# Using outlook with MAC



## stormryder (Jun 29, 2005)

Can anyone help me with this issue. I'm unable to install outlook on my miniMac. I've downloaded the Microsoft Outlook 2001 from the microsoft website and it said i don't have OS 9 installed. The OS that is currently on this machine is OS 10.4 Tiger. Also, is there any other email program out there that'll let me connect to the corporate exchange server? Thanks in advance for the reply. If you need anymore info just let me know


----------



## brendandonhu (Jul 8, 2002)

MS Outlook won't run on OS X 10.4, only 10.2 and older.
I don't know of any other program that supports Exchange.


----------



## Nytemagik (May 3, 2005)

Entourage will connect to an Exchange server.
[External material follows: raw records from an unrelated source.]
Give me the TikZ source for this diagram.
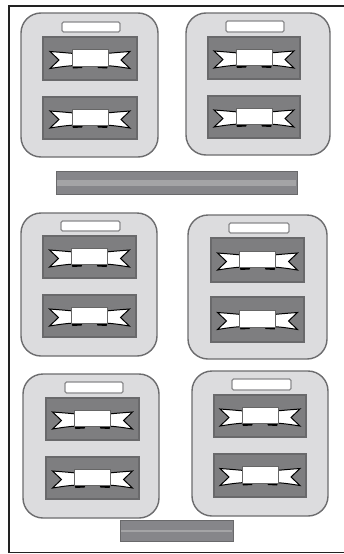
\documentclass[tikz,border=0pt]{standalone}
\usetikzlibrary{calc}
\definecolor{panelfill}{HTML}{DCDCDE}
\definecolor{panelline}{HTML}{6C6C6E}
\definecolor{innerfill}{HTML}{7E7E80}
\definecolor{innerline}{HTML}{69696B}
\definecolor{barfill}{HTML}{86868A}
\definecolor{barstrip}{HTML}{A4A4A6}
\definecolor{labelline}{HTML}{8A8A8C}
\definecolor{framecol}{HTML}{222222}
\tikzset{
  panelbox/.style={fill=panelfill,draw=panelline,line width=1.4pt,rounded corners=20pt},
  innerbox/.style={fill=innerfill,draw=innerline,line width=1.2pt},
  labelbox/.style={fill=white,draw=labelline,line width=1.1pt,rounded corners=1.5pt},
  barbox/.style={fill=barfill,draw=innerline,line width=1pt},
  wing/.style={fill=white,draw=black,line width=1pt,line join=miter},
  ribcenter/.style={fill=white,draw=black!60,line width=0.6pt},
  ribbon/.pic={
    \filldraw[wing] (-16,-5) .. controls (-27,-6) .. (-40,-7) -- (-31,1.5) -- (-40,10) .. controls (-27,8) .. (-16,7) -- cycle;
    \filldraw[wing] (16,-5) .. controls (27,-6) .. (40,-7) -- (31,1.5) -- (40,10) .. controls (27,8) .. (16,7) -- cycle;
    \fill[black] (-18,7) -- (-7,7) -- (-8,9.5) -- (-17,10) -- cycle;
    \fill[black] (18,7) -- (7,7) -- (8,9.5) -- (17,10) -- cycle;
    \filldraw[ribcenter] (-18,-9) rectangle (18,7.5);
  }
}
\newcommand\drawer[4]{% #1,#2 = top-left; #3,#4 = bottom-right
  \draw[innerbox] (#1,#2) rectangle (#3,#4);
  \pic at ({(#1+#3)/2},{(#2+#4)/2}) {ribbon};
}
\begin{document}
\begin{tikzpicture}[x=1pt,y=-1pt]
\useasboundingbox (0,0) rectangle (343,554);
\fill[white] (0,0) rectangle (343,554);
% frame
\draw[framecol,line width=1.5pt] (350,6) -- (9,6) -- (9,552.5) -- (350,552.5);
% panel 1
\draw[panelbox] (21,13) rectangle (158,157);
\draw[labelbox] (62,22) rectangle (120,32);
\drawer{43}{37}{137}{80}
\drawer{43}{97}{137}{139}
% panel 2
\draw[panelbox] (186,13) rectangle (330,155);
\draw[labelbox] (226,21) rectangle (284,32);
\drawer{208}{37}{300}{79}
\drawer{208}{96}{300}{138}
% bar 1
\draw[barbox] (56,171) rectangle (297,194);
\fill[barstrip] (57,180) rectangle (296,186);
% panel 3
\draw[panelbox] (21,213) rectangle (157,356);
\draw[labelbox] (61,221) rectangle (120,231);
\drawer{43}{236}{136}{278}
\drawer{43}{295}{136}{337}
% panel 4
\draw[panelbox] (188,215) rectangle (327,359);
\draw[labelbox] (229,223) rectangle (289,233);
\drawer{211}{238}{304}{282}
\drawer{211}{297}{304}{342}
% panel 5
\draw[panelbox] (23,374) rectangle (159,518);
\draw[labelbox] (65,382) rectangle (123,393);
\drawer{46}{398}{139}{440}
\drawer{46}{457}{139}{499}
% panel 6
\draw[panelbox] (192,371) rectangle (328,516);
\draw[labelbox] (232,379) rectangle (291,390);
\drawer{214}{395}{306}{437}
\drawer{214}{454}{306}{497}
% bar 2
\draw[barbox] (120,520) rectangle (233,541);
\fill[barstrip] (121,529.5) rectangle (232,531.5);
\end{tikzpicture}
\end{document}
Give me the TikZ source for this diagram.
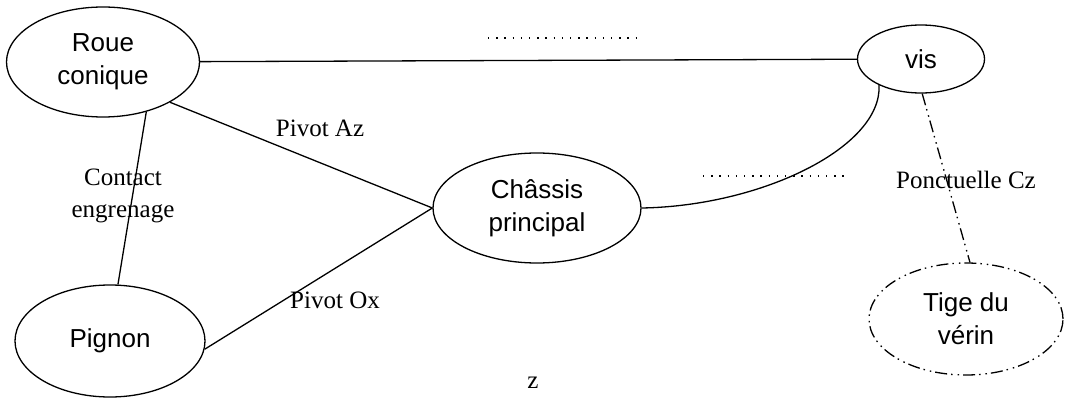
\documentclass[tikz,border=0pt]{standalone}
\usepackage{fontspec}
\setmainfont{Liberation Serif}
\newfontfamily\arialfont{Liberation Sans}
\usetikzlibrary{shapes.geometric}
\begin{document}
\begin{tikzpicture}[x=1pt,y=-1pt,
  part/.style={ellipse,draw,line width=1.3pt,inner sep=0pt,align=center,
    font=\arialfont\fontsize{26}{33}\selectfont},
  link/.style={line width=1.3pt},
  lbl/.style={font=\fontsize{25}{32}\selectfont,inner sep=0pt,align=center},
  dotline/.style={line width=1.4pt,dash pattern=on 1.4pt off 6.8pt},
  dashdot/.style={line width=1.3pt,dash pattern=on 12pt off 4pt on 1.5pt off 5pt on 1.5pt off 4pt}]
\useasboundingbox (0,0) rectangle (1065,403);
\node[part,minimum width=193pt,minimum height=110pt] (roue) at (103,62) {Roue\\conique};
\node[part,minimum width=190pt,minimum height=112pt] (pignon) at (110,341) {Pignon};
\node[part,minimum width=208pt,minimum height=110pt] (chassis) at (537,208) {Châssis\\principal};
\node[part,minimum width=127pt,minimum height=68pt] (vis) at (921,59) {vis};
\node[part,dashdot,minimum width=194pt,minimum height=112pt] (tige) at (966,319) {Tige du\\vérin};

\draw[link] (roue) -- (vis);
\draw[link] (roue.-31) -- (chassis.west);
\draw[link] (roue.-49) -- (pignon.82);
\draw[link] (pignon.-5) -- (chassis.west);
\draw[link] (chassis.east) .. controls +(120,-2) and +(3,62) .. (vis.212);
\draw[dashdot] (vis.-88) -- (tige.86);

\coordinate (d1a) at (488,38);
\coordinate (d1b) at (636,38);
\coordinate (d2a) at (703,176);
\coordinate (d2b) at (846,176);
\draw[dotline] (d1a) -- (d1b);
\draw[dotline] (d2a) -- (d2b);

\node[lbl] (laz) at (320,128) {Pivot Az};
\node[lbl] (lce) at (123,196) {Contact\\engrenage};
\node[lbl] (lox) at (335,300) {Pivot Ox};
\node[lbl] (lcz) at (966,180) {Ponctuelle Cz};
\node[lbl] (lz) at (533,383) {z};
\end{tikzpicture}
\end{document}
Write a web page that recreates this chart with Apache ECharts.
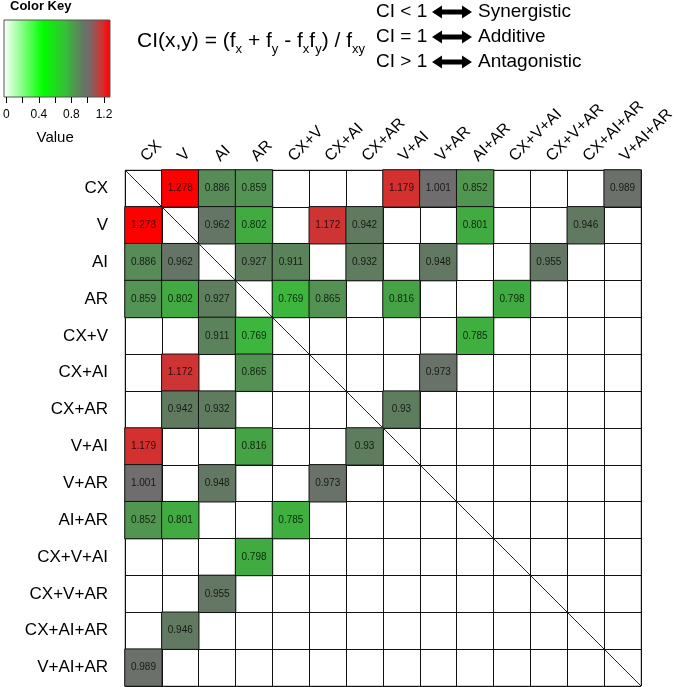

Entourage is the MS email client for Macs now. It supports POP3 and IMAP connections.
While I will admit, it isn't quite full blown Outlook, < like Microsoft ever gives Mac users the full blown versions > it isn't bad.
We are using it in my company since it has all the major pieces users usually need, email, address book and calendar all rolled into 1 program.

I still use Apple mail myself and Address Book and iCal, but that's me.

John


----------



## stormryder (Jun 29, 2005)

Thanks for answering guys. I guess i have to downgrade to OS X 10.2 .


----------



## brendandonhu (Jul 8, 2002)

As nytemagik said, you could use Entourage instead of Outlook if it works for you.


----------